▶ WORK TO BE COMPLETED
Write out exactly, please, every line from the beginning of the entries to the line holding "ax.scatter(xs, vs, s=310, c=[dot_colors[i]", and no pictures.

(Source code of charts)
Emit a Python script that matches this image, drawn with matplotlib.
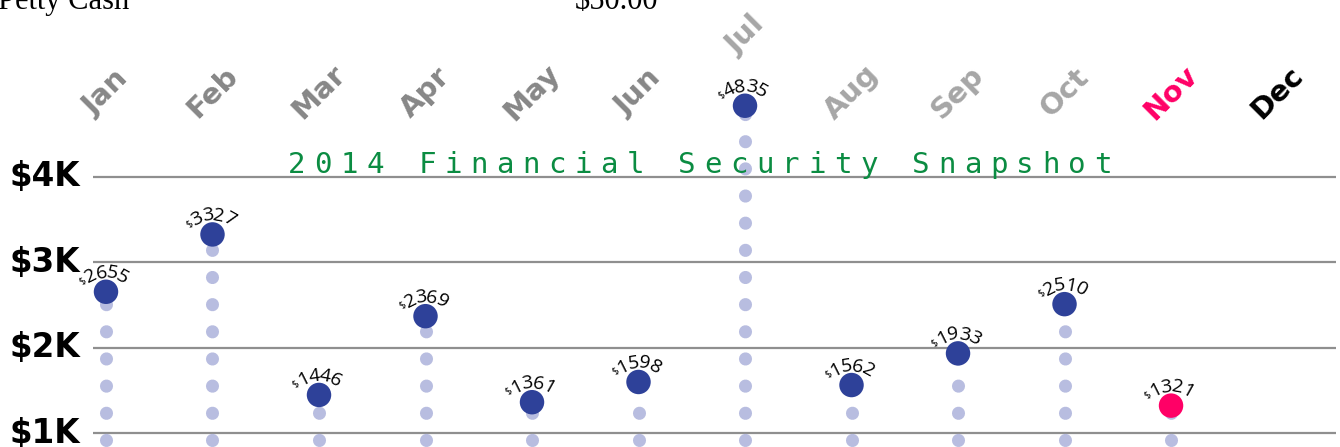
import math
import matplotlib
matplotlib.use("Agg")
import matplotlib.pyplot as plt
from matplotlib import transforms

# ---- data ----
months = ["Jan", "Feb", "Mar", "Apr", "May", "Jun", "Jul", "Aug", "Sep", "Oct", "Nov", "Dec"]
values = [2655, 3327, 1446, 2369, 1361, 1598, 4835, 1562, 1933, 2510, 1321, None]
month_colors = ["#878787"] * 6 + ["#a6a6a6"] * 4 + ["#ff0066", "#000000"]
dot_colors = ["#2e4199"] * 10 + ["#ff0066", "#2e4199"]
grid_values = [1000, 2000, 3000, 4000]
grid_labels = ["$1K", "$2K", "$3K", "$4K"]
title = "2014 Financial Security Snapshot"
header_left = "Petty Cash"
header_right = "$50.00"

W, H = 1340, 447
fig = plt.figure(figsize=(W / 100, H / 100), dpi=100)
fig.patch.set_facecolor("white")


def fx(px):
    return px / W


def fy(py):
    return 1 - py / H


ax = fig.add_axes([fx(93), 0, (1336 - 93) / W, 1])
ax.set_xlim(-0.122, 11.549)
ax.set_ylim(836, 6074)
ax.axis("off")

# gridlines
for g in grid_values:
    ax.axhline(g, color="#8f8f8f", lw=1.6, zorder=1)

# y labels
tr = transforms.blended_transform_factory(fig.transFigure, ax.transData)
for g, lab in zip(grid_values, grid_labels):
    ax.text(fx(9), g, lab, transform=tr, ha="left", va="center",
            fontsize=23.5, fontweight="bold", family="DejaVu Sans", color="black",
            clip_on=False)

# dotted stems
xs = [i for i, v in enumerate(values) if v is not None]
vs = [v for v in values if v is not None]
ax.vlines(xs, 918, vs, colors="#b8bde0", linewidth=9.4,
          linestyles=[(0, (0.01, 2.07))], capstyle="round", zorder=2)

# big dots
ax.scatter(xs, vs, s=310, c=[dot_colors[i] for i in xs], zorder=3, linewidths=0)

# month labels
for i, (m, c) in enumerate(zip(months, month_colors)):
    v = values[i] if values[i] is not None else 0
    y = max(4990, v + 820)
    ax.text(i, y, m, rotation=45, ha="center", va="center", rotation_mode="anchor",
            fontsize=21, fontweight="bold", family="DejaVu Sans", color=c, clip_on=False)


# curved value labels
def arc_label(x, v, txt):
    R, cy, shift = 34.0, -15.0, -3.0
    glyphs = [("$", 7, 7.5)] + [(d, 14, 11.0) for d in txt]
    total = sum(g[2] for g in glyphs)
    s = -total / 2 + shift
    for ch, fs, adv in glyphs:
        sc = s + adv / 2
        phi = sc / R
        px = R * math.sin(phi)
        py = cy + R * math.cos(phi)
        ax.annotate(ch, xy=(x, v), xytext=(px * 0.72, py * 0.72), textcoords="offset points",
                    ha="center", va="center", rotation=-math.degrees(phi),
                    rotation_mode="anchor", fontsize=fs, family="Open Sans",
                    color="black", zorder=4, annotation_clip=False)
        s += adv


for x, v in zip(xs, vs):
    arc_label(x, v, str(v))

# title with letter spacing
x0, adv = 297, 26.0
for k, ch in enumerate(title):
    if ch == " ":
        continue
    fig.text(fx(x0 + k * adv), fy(173), ch, ha="center", va="baseline",
             fontsize=21, family="DejaVu Sans Mono", color="#0b8c42")

# clipped header text
fig.text(fx(-2), fy(9), header_left, ha="left", va="baseline", fontsize=22,
         family="Liberation Serif", color="black")
fig.text(fx(575), fy(9), header_right, ha="left", va="baseline", fontsize=22,
         family="Liberation Serif", color="black")

fig.savefig("out.png", dpi=100, facecolor="white")
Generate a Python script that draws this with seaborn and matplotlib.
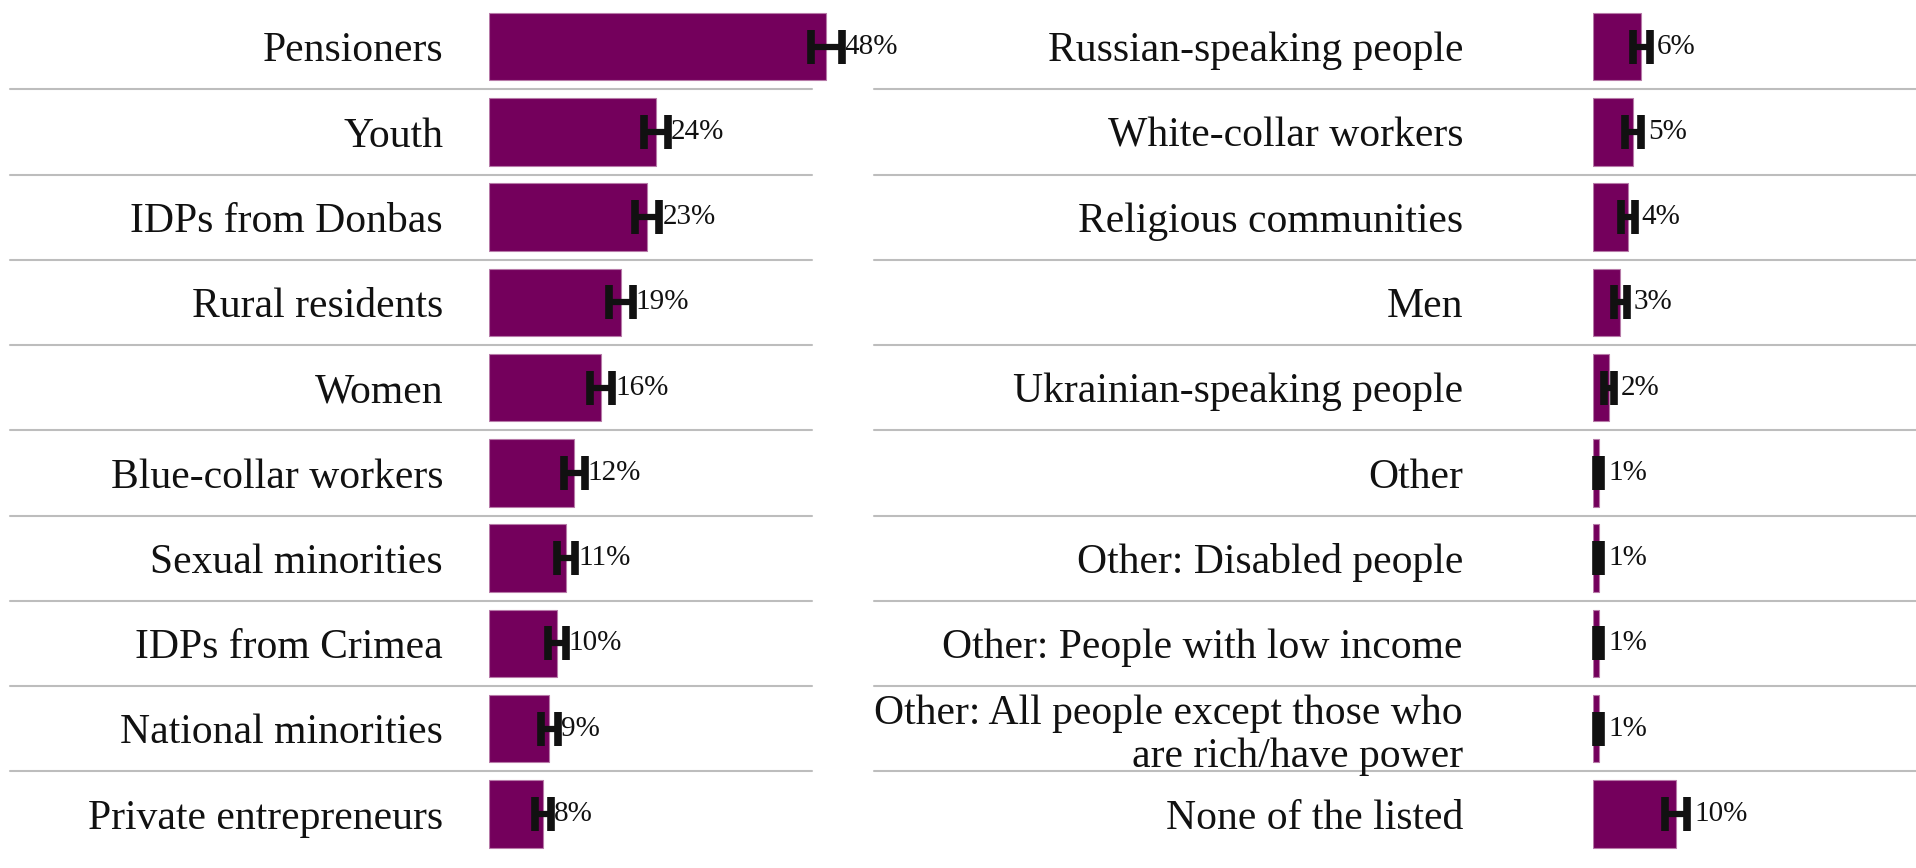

▶ SOLVED PROBLEM
Emit a Python script that matches this image, drawn with matplotlib.
import math
import matplotlib
matplotlib.use("Agg")
import matplotlib.pyplot as plt
from matplotlib import transforms

# ---- data ----
months = ["Jan", "Feb", "Mar", "Apr", "May", "Jun", "Jul", "Aug", "Sep", "Oct", "Nov", "Dec"]
values = [2655, 3327, 1446, 2369, 1361, 1598, 4835, 1562, 1933, 2510, 1321, None]
month_colors = ["#878787"] * 6 + ["#a6a6a6"] * 4 + ["#ff0066", "#000000"]
dot_colors = ["#2e4199"] * 10 + ["#ff0066", "#2e4199"]
grid_values = [1000, 2000, 3000, 4000]
grid_labels = ["$1K", "$2K", "$3K", "$4K"]
title = "2014 Financial Security Snapshot"
header_left = "Petty Cash"
header_right = "$50.00"

W, H = 1340, 447
fig = plt.figure(figsize=(W / 100, H / 100), dpi=100)
fig.patch.set_facecolor("white")


def fx(px):
    return px / W


def fy(py):
    return 1 - py / H


ax = fig.add_axes([fx(93), 0, (1336 - 93) / W, 1])
ax.set_xlim(-0.122, 11.549)
ax.set_ylim(836, 6074)
ax.axis("off")

# gridlines
for g in grid_values:
    ax.axhline(g, color="#8f8f8f", lw=1.6, zorder=1)

# y labels
tr = transforms.blended_transform_factory(fig.transFigure, ax.transData)
for g, lab in zip(grid_values, grid_labels):
    ax.text(fx(9), g, lab, transform=tr, ha="left", va="center",
            fontsize=23.5, fontweight="bold", family="DejaVu Sans", color="black",
            clip_on=False)

# dotted stems
xs = [i for i, v in enumerate(values) if v is not None]
vs = [v for v in values if v is not None]
ax.vlines(xs, 918, vs, colors="#b8bde0", linewidth=9.4,
          linestyles=[(0, (0.01, 2.07))], capstyle="round", zorder=2)

# big dots
ax.scatter(xs, vs, s=310, c=[dot_colors[i] for i in xs], zorder=3, linewidths=0)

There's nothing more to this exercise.